ASIC miners are built to accomplish one thing and one thing only: mine bitcoin. The first ASIC miner was introduced in 2012, and it was 200 times faster than conventional GPU miners. While GPU processing power is normally measured in megahashes per second (mh/s), ASIC mining power is usually measured in terahashes per second (th/s) (a trillion hashes). By 2021, ASIC miners were able to calculate 90-100 th/s, greatly beyond GPU miners. However, ASIC miners have significant drawbacks that have kept them from dominating the crypto mining industry. ASIC miners are costly, costing between $2,000 and $15,000. This is a major expenditure, and reaching break-even is not assured. Buying ASIC miners may be highly rewarding — or very pricey. To be competitive, ASIC mining operations must be done in massive numbers, with warehouses containing hundreds or thousands of ASICs. ASIC rigs and warehouses are expensive and might be affected by market volatility. Furthermore, most ASIC miners are designed to only mine specific coins or algorithms utilized by a subset of cryptocurrencies. An ASIC miner specialized in bitcoin mining employs the SHA-256 algorithm. In fact, while SHA-256 miners may potentially mine coins using various algorithms, they are generally most cost-effectively employed to mine cryptocurrencies such as BTC and Bitcoin Cash (BCH). This peculiarity is why GPU miners still dominate some blockchain applications.
What Makes FPGA Miners Unique?
Like GPUs, FPGA miners can be reconfigured to mine a variety of currencies, something most ASIC miners can’t accomplish. The fact that FPGAs can mine several coins or algorithms means that some professional miners believe the FPGA set up to be the best of both worlds.

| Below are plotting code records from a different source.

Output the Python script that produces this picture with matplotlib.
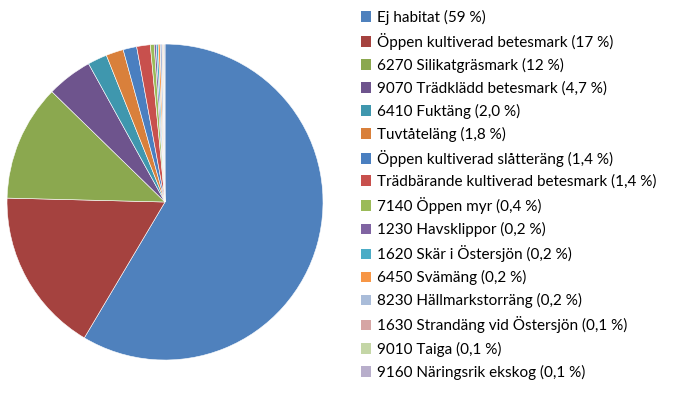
import matplotlib
matplotlib.use("Agg")
import matplotlib.pyplot as plt
from matplotlib.patches import Patch

labels = ["Ej habitat (59 %)", "Öppen kultiverad betesmark (17 %)", "6270 Silikatgräsmark (12 %)",
          "9070 Trädklädd betesmark (4,7 %)", "6410 Fuktäng (2,0 %)", "Tuvtåteläng (1,8 %)",
          "Öppen kultiverad slåtteräng (1,4 %)", "Trädbärande kultiverad betesmark (1,4 %)",
          "7140 Öppen myr (0,4 %)", "1230 Havsklippor (0,2 %)", "1620 Skär i Östersjön (0,2 %)",
          "6450 Svämäng (0,2 %)", "8230 Hällmarkstorräng (0,2 %)", "1630 Strandäng vid Östersjön (0,1 %)",
          "9010 Taiga (0,1 %)", "9160 Näringsrik ekskog (0,1 %)"]
values = [59, 17, 12, 4.7, 2.0, 1.8, 1.4, 1.4, 0.4, 0.2, 0.2, 0.2, 0.2, 0.1, 0.1, 0.1]
colors = ["#4F81BD", "#A5423F", "#8BA84F", "#6E548D", "#3F97AE", "#D9803B",
          "#4A7FC0", "#C8504D", "#9BBB59", "#8064A2", "#4BACC6", "#F79646",
          "#A9BCD9", "#D6A5A4", "#C4D6A6", "#B8AECB"]

plt.rcParams['font.family'] = ['Lato', 'DejaVu Sans']
fig = plt.figure(figsize=(6.88, 4.01), dpi=100)
ax = fig.add_axes([0.0102, 0.1022, 0.4593, 0.788])
ax.pie(values, colors=colors, startangle=90, counterclock=False,
       wedgeprops=dict(edgecolor="white", linewidth=0.4))
ax.set_xlim(-1, 1)
ax.set_ylim(-1, 1)
ax.set_aspect("equal")

handles = [Patch(facecolor=c, edgecolor="none") for c in colors]
fig.legend(handles, labels, loc="upper left", bbox_to_anchor=(0.524, 0.975),
           frameon=False, fontsize=11.0, handlelength=0.7, handleheight=0.7,
           handletextpad=0.35, labelspacing=0.525, borderaxespad=0, borderpad=0)
fig.savefig("out.png", dpi=100)
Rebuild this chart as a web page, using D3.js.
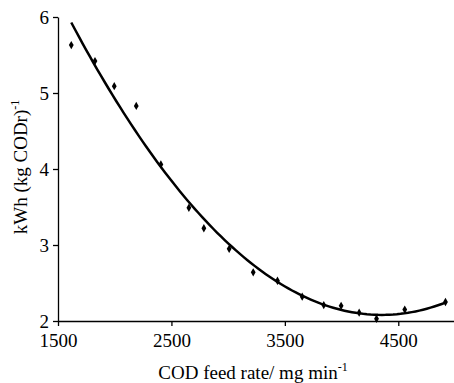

Field-programmable FPGA miners can be modified or updated «in the field» after being delivered to a customer’s desired location. The «gate array» refers to the logic gates that may be configured and optimized (like crypto mining). Depending on the FPGA miner and the currency being mined, performance can range from a few hundred kh/s to over 20 gh/s. FPGA miners may cost anything from 200 to 6,000 dollars. The setup for FPGA mining is not as simple as other crypto mining options; you may need to construct the gate array and the program yourself. You may also download a bitstream or FPGA mining algorithm, which simplifies the setup. However, an FPGA bitstream may charge a developer fee of up to 8% of your recurring profits.
Crypto mining, whether using GPUs, FPGAs, ASICs, or even cloud miners, is vital to the blockchain infrastructure. Despite the rise of Proof-of-Stake blockchain networks that completely avoid mining, the demand for popular mineable currencies and miners seems to be increasing. The most popular ASIC miners are continuously sold out, even on the secondary market. Bitcoin’s and other major PoW blockchain projects’ increasing hash rates show how sought-after crypto mining equipment has become.